Short interest has continued its climb since last week's note. It now stands at 8.4% of the free float — up 8.4% on the week and 75% over the past month. That monthly build is significant and marks the sharpest short accumulation in the data window. The borrow market, however, remains accommodative. Cost to borrow is a modest 0.65%, barely above where it was a month ago. Availability is running at roughly 72%, meaning lenders still hold more than two shares available for every three currently borrowed — not a squeeze setup. The ORTEX short score has edged higher to 66.0, a level it has held near all week, suggesting the bearish positioning is persistent rather than spiking.
Options positioning tells the opposite story to the short interest build. The put/call ratio has dropped to 0.37, nearly 1.7 standard deviations below its 20-day average of 0.42 — the most call-heavy reading in recent weeks. That implies options traders are leaning into upside exposure even as short sellers rebuild positions into the weakness. The 52-week PCR range runs from 0.0 to 1.63, so a reading of 0.37 is at the bullish end of the full distribution. These two signals — rising short interest, declining put/call ratio — are pulling in opposite directions, and that tension is the defining feature of FLY's current setup.

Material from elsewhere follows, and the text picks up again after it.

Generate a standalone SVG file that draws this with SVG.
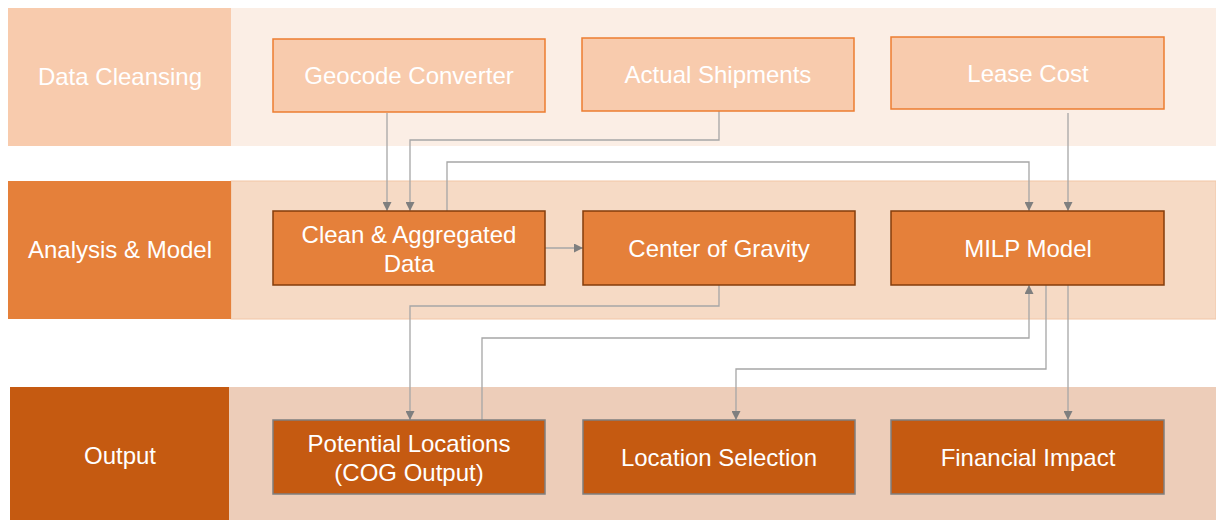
<svg xmlns="http://www.w3.org/2000/svg" width="1216" height="520" viewBox="0 0 1216 520">
  <style>
    text { font-family: "Liberation Sans", Arial, sans-serif; font-size: 24px; fill: #FFFFFF; text-anchor: middle; }
    .n1 { fill: #F8CBAD; stroke: #ED7D31; stroke-width: 1.5; }
    .n2 { fill: #E5803A; stroke: #843C0B; stroke-width: 1.5; }
    .n3 { fill: #C55A11; stroke: #7F7F7F; stroke-width: 1.5; }
    .conn { fill: none; stroke: #A6A6A6; stroke-width: 1.3; marker-end: url(#arrow); }
  </style>
  <defs>
    <marker id="arrow" markerUnits="userSpaceOnUse" markerWidth="9" markerHeight="9" refX="9" refY="4.5" orient="auto">
      <path d="M0,0 L9,4.5 L0,9 Z" fill="#7F7F7F"/>
    </marker>
  </defs>
  <rect width="1216" height="520" fill="#FFFFFF"/>

  <!-- swimlanes -->
  <g id="lanes">
    <rect x="231" y="8" width="985" height="138" fill="#FBEEE5"/>
    <rect x="8" y="8" width="223" height="138" fill="#F8CBAD"/>
    <text x="120" y="85">Data Cleansing</text>

    <rect x="231" y="181" width="985" height="138" fill="#F6DAC5" stroke="#F2C6A6" stroke-width="1"/>
    <rect x="8" y="181" width="223" height="138" fill="#E5803A"/>
    <text x="120" y="258">Analysis &amp; Model</text>

    <rect x="229" y="387" width="987" height="133" fill="#EDCDB9"/>
    <rect x="10" y="387" width="219" height="133" fill="#C55A11"/>
    <text x="120" y="464">Output</text>
  </g>

  <!-- connectors -->
  <g id="connectors">
    <path class="conn" d="M387,113 V211"/>
    <path class="conn" d="M719,111 V140 H410 V211"/>
    <path class="conn" d="M447,211 V162 H1029 V211"/>
    <path class="conn" d="M1068,113 V211"/>
    <path class="conn" d="M545,248 H583"/>
    <path class="conn" d="M719,285 V306 H410 V420"/>
    <path class="conn" d="M482,420 V338 H1029 V285"/>
    <path class="conn" d="M1046,285 V369 H736 V420"/>
    <path class="conn" d="M1068,285 V420"/>
  </g>

  <!-- row 1 -->
  <g id="geocode-converter">
    <rect class="n1" x="273" y="39" width="272" height="73"/>
    <text x="409" y="84">Geocode Converter</text>
  </g>
  <g id="actual-shipments">
    <rect class="n1" x="582" y="38" width="272" height="73"/>
    <text x="718" y="83">Actual Shipments</text>
  </g>
  <g id="lease-cost">
    <rect class="n1" x="891" y="37" width="273" height="72"/>
    <text x="1028" y="82">Lease Cost</text>
  </g>

  <!-- row 2 -->
  <g id="clean-aggregated-data">
    <rect class="n2" x="273" y="211" width="272" height="74"/>
    <text x="409" y="243">Clean &amp; Aggregated</text>
    <text x="409" y="272">Data</text>
  </g>
  <g id="center-of-gravity">
    <rect class="n2" x="583" y="211" width="272" height="74"/>
    <text x="719" y="257">Center of Gravity</text>
  </g>
  <g id="milp-model">
    <rect class="n2" x="891" y="211" width="273" height="74"/>
    <text x="1028" y="257">MILP Model</text>
  </g>

  <!-- row 3 -->
  <g id="potential-locations">
    <rect class="n3" x="273" y="420" width="272" height="74"/>
    <text x="409" y="452">Potential Locations</text>
    <text x="409" y="481">(COG Output)</text>
  </g>
  <g id="location-selection">
    <rect class="n3" x="583" y="420" width="272" height="74"/>
    <text x="719" y="466">Location Selection</text>
  </g>
  <g id="financial-impact">
    <rect class="n3" x="891" y="420" width="273" height="74"/>
    <text x="1028" y="466">Financial Impact</text>
  </g>
</svg>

The Street is where the divergence gets most acute. The consensus mean price target is $48.11, more than double the current price of $21.55. Keybanc upgraded to Overweight with a $50 target in mid-June, and several firms raised targets between April and May, including Roth Capital lifting its target to $60 and Jefferies moving to $45. Goldman Sachs and Morgan Stanley sit at Neutral and Equal-Weight respectively, with targets of $32 and $37 — both still well above where the stock is trading. The analyst recommendation differential factor scores in the 94th percentile, meaning the gap between where analysts think FLY should trade and where it actually trades is wider than nearly every other stock in the universe. That can mean either a compelling opportunity or that the Street has simply been consistently wrong on the name.
The ownership picture adds context. AE Industrial Partners remains the dominant holder with just over 31% of shares, though the firm sold nearly $384 million worth of stock at $48 in early June — a disposal that landed almost perfectly at the pre-selloff peak and sits as a notable insider exit ahead of the decline. Vanguard entities and BlackRock both initiated or added positions in Q2, and Tema ETFs, Tidal Investments, and Van Eck all reported fresh positions as of June 30. That suggests passive and thematic buyers are absorbing float as the strategic backer reduces exposure.
Within the peer group, this week's price action has been uneven. RKLB fell 5.5% on the week and LUNR dropped 16.5%, closely tracking FLY's 16% decline. MDA shed 15.4%. RDW and ACHR held up better, each off less than 5%. The sector is still under pressure, but FLY and LUNR are absorbing more of the damage than the group average — consistent with the pattern noted last week.
Earnings on August 3 now become the lens through which all of this positioning should be read: prior prints produced a one-day move of -9.3% and +7.8% in the two most recent quarters, so the stock has shown it can move sharply in either direction, and a Street consensus that is carrying targets roughly 120% above the current price will have a clear chance to be tested or vindicated.